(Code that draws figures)
***

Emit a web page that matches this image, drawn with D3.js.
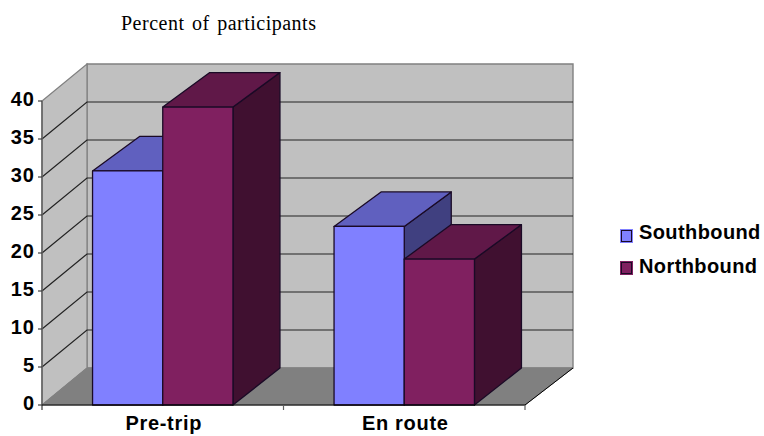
<!DOCTYPE html>
<html>
<head>
<meta charset="utf-8">
<style>
html, body { margin: 0; padding: 0; background: #fff; }
svg { display: block; }
.tick-label, .cat-label, .legend-label { font-family: "Liberation Sans", Arial, sans-serif; font-weight: 700; fill: #000; }
</style>
<script src="https://cdn.jsdelivr.net/npm/d3@7/dist/d3.min.js"></script>
</head>
<body>
<script>
// Chart values
const categories = ["Pre-trip", "En route"];
const seriesNames = ["Southbound", "Northbound"];
const southbound = [30.8, 23.5];
const northbound = [39.2, 19.2];
const yTicks = [0, 5, 10, 15, 20, 25, 30, 35, 40];
const titleText = "Percent of participants";

// Front plane of the 3-D box and the oblique shift to its back plane
const W = 764, H = 436;
const plotLeft = 42, plotRight = 525, plotBase = 405, plotTop = 101;
const depthX = 45, depthY = 37;
const barDepthX = 47, barDepthY = 34.5;

const colors = {
  Southbound: { front: "#8080ff", top: "#6060bf", side: "#404080" },
  Northbound: { front: "#802060", top: "#601848", side: "#401030" }
};

const svg = d3.select("body").append("svg").attr("width", W).attr("height", H);
const x = d3.scaleBand().domain(categories).range([plotLeft, plotRight]);
const y = d3.scaleLinear().domain([0, 40]).range([plotBase, plotTop]);
const xInner = d3.scaleBand().domain(seriesNames)
  .range([0, x.bandwidth()]).paddingInner(0).paddingOuter(0.72);

const poly = pts => pts.map(p => p.join(",")).join(" ");
const backRight = plotRight + 48;

// Walls and floor
svg.append("polygon").attr("fill", "#c0c0c0").attr("stroke", "#808080").attr("stroke-width", 1.4)
  .attr("points", poly([[plotLeft + depthX, y(40) - depthY], [backRight, y(40) - depthY], [backRight, plotBase - depthY], [plotLeft + depthX, plotBase - depthY]]));
svg.append("polygon").attr("fill", "#c0c0c0").attr("stroke", "#808080").attr("stroke-width", 1.2)
  .attr("points", poly([[plotLeft, y(40)], [plotLeft + depthX, y(40) - depthY], [plotLeft + depthX, plotBase - depthY], [plotLeft, plotBase]]));
svg.append("polygon").attr("fill", "#808080").attr("stroke", "#808080")
  .attr("points", poly([[plotLeft, plotBase], [plotLeft + depthX, plotBase - depthY], [backRight, plotBase - depthY], [plotRight, plotBase]]));

// Gridlines on the back and left walls
const grid = svg.append("g").attr("stroke", "#222").attr("stroke-width", 1.2).attr("fill", "none");
yTicks.filter(t => t > 0 && t < 40).forEach(t => {
  grid.append("polyline").attr("points", poly([[plotLeft, y(t)], [plotLeft + depthX, y(t) - depthY], [backRight, y(t) - depthY]]));
});

// Bars: side and top faces first, then the front face, south before north
const rows = categories.map((c, i) => [
  { cat: c, name: "Southbound", value: southbound[i] },
  { cat: c, name: "Northbound", value: northbound[i] }
]).flat();

const bars = svg.append("g").selectAll("g").data(rows).join("g")
  .attr("stroke", "#1a0a26").attr("stroke-width", 1.3).attr("stroke-linejoin", "round");

bars.each(function (d) {
  const g = d3.select(this), c = colors[d.name];
  const x0 = x(d.cat) + xInner(d.name), x1 = x0 + xInner.bandwidth();
  const yt = y(d.value);
  g.append("polygon").attr("fill", c.side)
    .attr("points", poly([[x1, yt], [x1 + barDepthX, yt - barDepthY], [x1 + barDepthX, plotBase - depthY], [x1, plotBase]]));
  g.append("polygon").attr("fill", c.top)
    .attr("points", poly([[x0, yt], [x0 + barDepthX, yt - barDepthY], [x1 + barDepthX, yt - barDepthY], [x1, yt]]));
  g.append("rect").attr("fill", c.front)
    .attr("x", x0).attr("y", yt).attr("width", x1 - x0).attr("height", plotBase - yt);
});

// Axes
const axisG = svg.append("g");
axisG.append("line").attr("x1", plotLeft).attr("x2", plotLeft).attr("y1", y(40)).attr("y2", plotBase + 5)
  .attr("stroke", "#606060").attr("stroke-width", 1.5);
axisG.append("line").attr("x1", plotLeft).attr("x2", plotRight).attr("y1", plotBase).attr("y2", plotBase)
  .attr("stroke", "#000").attr("stroke-width", 1.2);
axisG.selectAll(".ytick").data(yTicks).join("line").attr("class", "ytick")
  .attr("x1", plotLeft - 4).attr("x2", plotLeft).attr("y1", d => y(d)).attr("y2", d => y(d))
  .attr("stroke", "#404040").attr("stroke-width", 1.2);
axisG.selectAll(".xtick").data([categories[1]]).join("line").attr("class", "xtick")
  .attr("x1", d => x(d)).attr("x2", d => x(d)).attr("y1", plotBase).attr("y2", plotBase + 5)
  .attr("stroke", "#606060").attr("stroke-width", 1.2);
axisG.append("line").attr("x1", plotRight).attr("x2", plotRight).attr("y1", plotBase).attr("y2", plotBase + 5)
  .attr("stroke", "#606060").attr("stroke-width", 1.2);
axisG.append("line").attr("x1", plotRight).attr("y1", plotBase).attr("x2", backRight).attr("y2", plotBase - depthY)
  .attr("stroke", "#000").attr("stroke-width", 1);

svg.selectAll(".tick-label").data(yTicks).join("text").attr("class", "tick-label")
  .attr("x", 35).attr("y", d => y(d) + 4.5).attr("text-anchor", "end")
  .attr("font-size", 20).attr("letter-spacing", 1).text(d => d);

svg.selectAll(".cat-label").data(categories).join("text").attr("class", "cat-label")
  .attr("x", d => x(d) + x.bandwidth() / 2 + 1).attr("y", 430).attr("text-anchor", "middle")
  .attr("font-size", 20).attr("letter-spacing", 0.7).text(d => d);

// Title
svg.append("text").attr("x", 121).attr("y", 30)
  .attr("font-family", '"Liberation Serif", "Times New Roman", serif')
  .attr("font-size", 20).attr("fill", "#000").attr("word-spacing", 2).attr("letter-spacing", 0.5).text(titleText);

// Legend: coloured swatch with a dark inner outline, then the series name
const swatchY = d3.scalePoint().domain(seriesNames).range([236, 268]);
const labelY = d3.scalePoint().domain(seriesNames).range([239, 273]);
const legend = svg.append("g").selectAll("g").data(seriesNames).join("g");
legend.append("rect").attr("x", 620).attr("y", d => swatchY(d) - 7)
  .attr("width", 13).attr("height", 14).attr("fill", d => colors[d].front);
legend.append("rect").attr("x", 621.5).attr("y", d => swatchY(d) - 5.5)
  .attr("width", 10).attr("height", 11)
  .attr("fill", "none").attr("stroke", "#1a0a26").attr("stroke-width", 1);
legend.append("text").attr("class", "legend-label").attr("x", 639).attr("y", d => labelY(d))
  .attr("font-size", 20).attr("letter-spacing", 0.4).text(d => d);
</script>
</body>
</html>
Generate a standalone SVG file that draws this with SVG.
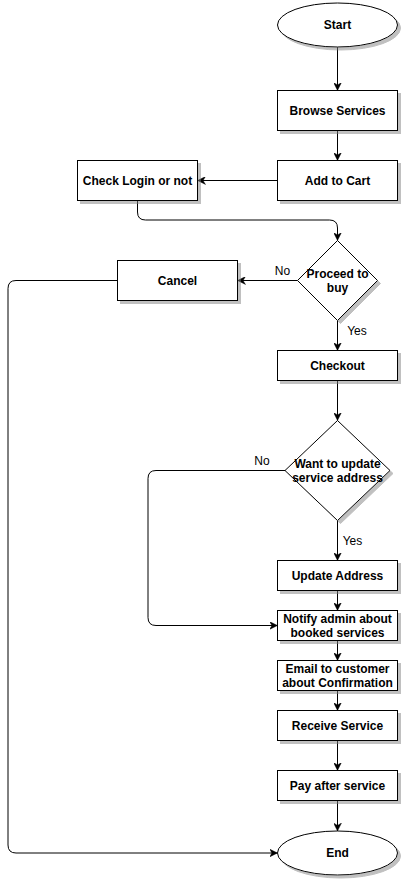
<svg xmlns="http://www.w3.org/2000/svg" width="401" height="881" viewBox="0 0 401 881">
<style>
.n{fill:#fff;stroke:#000;stroke-width:1;filter:url(#sh)}
.t{font-family:"Liberation Sans",Arial,sans-serif;font-size:12px;font-weight:bold;fill:#000;text-anchor:middle}
.l{font-family:"Liberation Sans",Arial,sans-serif;font-size:12px;fill:#000;text-anchor:middle}
.c{fill:none;stroke:#000;stroke-width:1;marker-end:url(#ar)}
</style>
<defs>
<filter id="sh" x="-10%" y="-10%" width="130%" height="130%">
<feDropShadow dx="3" dy="3" stdDeviation="0" flood-color="#808080" flood-opacity="0.5"/>
</filter>
<marker id="ar" viewBox="0 0 10 10" refX="10" refY="5" markerWidth="8" markerHeight="8" markerUnits="userSpaceOnUse" orient="auto">
<path d="M0,0 L10,5 L0,10 L3,5 z" fill="#000" stroke="#000" stroke-width="0.5"/>
</marker>
</defs>
<rect width="401" height="881" fill="#fff"/>
<g id="connectors">
<path class="c" d="M337.5,47 V90.5"/>
<path class="c" d="M337.5,130.5 V160.5"/>
<path class="c" d="M277.5,180.5 H197.5"/>
<path class="c" d="M137.5,200.5 V212 Q137.5,220 145.5,220 H329.5 Q337.5,220 337.5,228 V240.5"/>
<path class="c" d="M297.5,280.5 H237.5"/>
<path class="c" d="M337.5,320.5 V350.5"/>
<path class="c" d="M117.5,280.5 H16 Q8,280.5 8,288.5 V845 Q8,853 16,853 H277.5"/>
<path class="c" d="M337.5,380.5 V420.5"/>
<path class="c" d="M337.5,520.5 V560.5"/>
<path class="c" d="M285,470.5 H156 Q148,470.5 148,478.5 V617.5 Q148,625.5 156,625.5 H277.5"/>
<path class="c" d="M337.5,590.5 V610.5"/>
<path class="c" d="M337.5,640.5 V660.5"/>
<path class="c" d="M337.5,690.5 V710.5"/>
<path class="c" d="M337.5,740.5 V770.5"/>
<path class="c" d="M337.5,800.5 V831"/>
<text class="l" x="282.5" y="274.5">No</text>
<text class="l" x="357" y="335">Yes</text>
<text class="l" x="262" y="465">No</text>
<text class="l" x="352.5" y="544.5">Yes</text>
</g>
<g id="start">
<ellipse class="n" cx="337.5" cy="25" rx="60" ry="22"/>
<text class="t" x="337.5" y="29">Start</text>
</g>
<g id="browse">
<rect class="n" x="277.5" y="90.5" width="120" height="40"/>
<text class="t" x="337.5" y="114.5">Browse Services</text>
</g>
<g id="addcart">
<rect class="n" x="277.5" y="160.5" width="120" height="40"/>
<text class="t" x="337.5" y="184.5">Add to Cart</text>
</g>
<g id="checklogin">
<rect class="n" x="77.5" y="160.5" width="120" height="40"/>
<text class="t" x="137.5" y="184.5">Check Login or not</text>
</g>
<g id="proceed">
<polygon class="n" points="337.5,240.5 377.5,280.5 337.5,320.5 297.5,280.5"/>
<text class="t" x="337.5" y="278">Proceed to</text>
<text class="t" x="337.5" y="292">buy</text>
</g>
<g id="cancel">
<rect class="n" x="117.5" y="260.5" width="120" height="40"/>
<text class="t" x="177.5" y="284.5">Cancel</text>
</g>
<g id="checkout">
<rect class="n" x="277.5" y="350.5" width="120" height="30"/>
<text class="t" x="337.5" y="369.5">Checkout</text>
</g>
<g id="updatequestion">
<polygon class="n" points="337.5,420.5 390,470.5 337.5,520.5 285,470.5"/>
<text class="t" x="337.5" y="467.5">Want to update</text>
<text class="t" x="337.5" y="481.5">service address</text>
</g>
<g id="updateaddress">
<rect class="n" x="277.5" y="560.5" width="120" height="30"/>
<text class="t" x="337.5" y="579.5">Update Address</text>
</g>
<g id="notify">
<rect class="n" x="277.5" y="610.5" width="120" height="30"/>
<text class="t" x="337.5" y="622.5">Notify admin about</text>
<text class="t" x="337.5" y="636.5">booked services</text>
</g>
<g id="email">
<rect class="n" x="277.5" y="660.5" width="120" height="30"/>
<text class="t" x="337.5" y="672.5">Email to customer</text>
<text class="t" x="337.5" y="686.5">about Confirmation</text>
</g>
<g id="receive">
<rect class="n" x="277.5" y="710.5" width="120" height="30"/>
<text class="t" x="337.5" y="729.5">Receive Service</text>
</g>
<g id="pay">
<rect class="n" x="277.5" y="770.5" width="120" height="30"/>
<text class="t" x="337.5" y="789.5">Pay after service</text>
</g>
<g id="end">
<ellipse class="n" cx="337.5" cy="853" rx="60" ry="22"/>
<text class="t" x="337.5" y="857">End</text>
</g>
</svg>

***

Job:
Set down the records above word for word, from the first line through the line containing "const backRight = plotRight + 48;", both included; leave out the pictures.

Exercise result:
Emit a web page that matches this image, drawn with D3.js.
<!DOCTYPE html>
<html>
<head>
<meta charset="utf-8">
<style>
html, body { margin: 0; padding: 0; background: #fff; }
svg { display: block; }
.tick-label, .cat-label, .legend-label { font-family: "Liberation Sans", Arial, sans-serif; font-weight: 700; fill: #000; }
</style>
<script src="https://cdn.jsdelivr.net/npm/d3@7/dist/d3.min.js"></script>
</head>
<body>
<script>
// Chart values
const categories = ["Pre-trip", "En route"];
const seriesNames = ["Southbound", "Northbound"];
const southbound = [30.8, 23.5];
const northbound = [39.2, 19.2];
const yTicks = [0, 5, 10, 15, 20, 25, 30, 35, 40];
const titleText = "Percent of participants";

// Front plane of the 3-D box and the oblique shift to its back plane
const W = 764, H = 436;
const plotLeft = 42, plotRight = 525, plotBase = 405, plotTop = 101;
const depthX = 45, depthY = 37;
const barDepthX = 47, barDepthY = 34.5;

const colors = {
  Southbound: { front: "#8080ff", top: "#6060bf", side: "#404080" },
  Northbound: { front: "#802060", top: "#601848", side: "#401030" }
};

const svg = d3.select("body").append("svg").attr("width", W).attr("height", H);
const x = d3.scaleBand().domain(categories).range([plotLeft, plotRight]);
const y = d3.scaleLinear().domain([0, 40]).range([plotBase, plotTop]);
const xInner = d3.scaleBand().domain(seriesNames)
  .range([0, x.bandwidth()]).paddingInner(0).paddingOuter(0.72);

const poly = pts => pts.map(p => p.join(",")).join(" ");
const backRight = plotRight + 48;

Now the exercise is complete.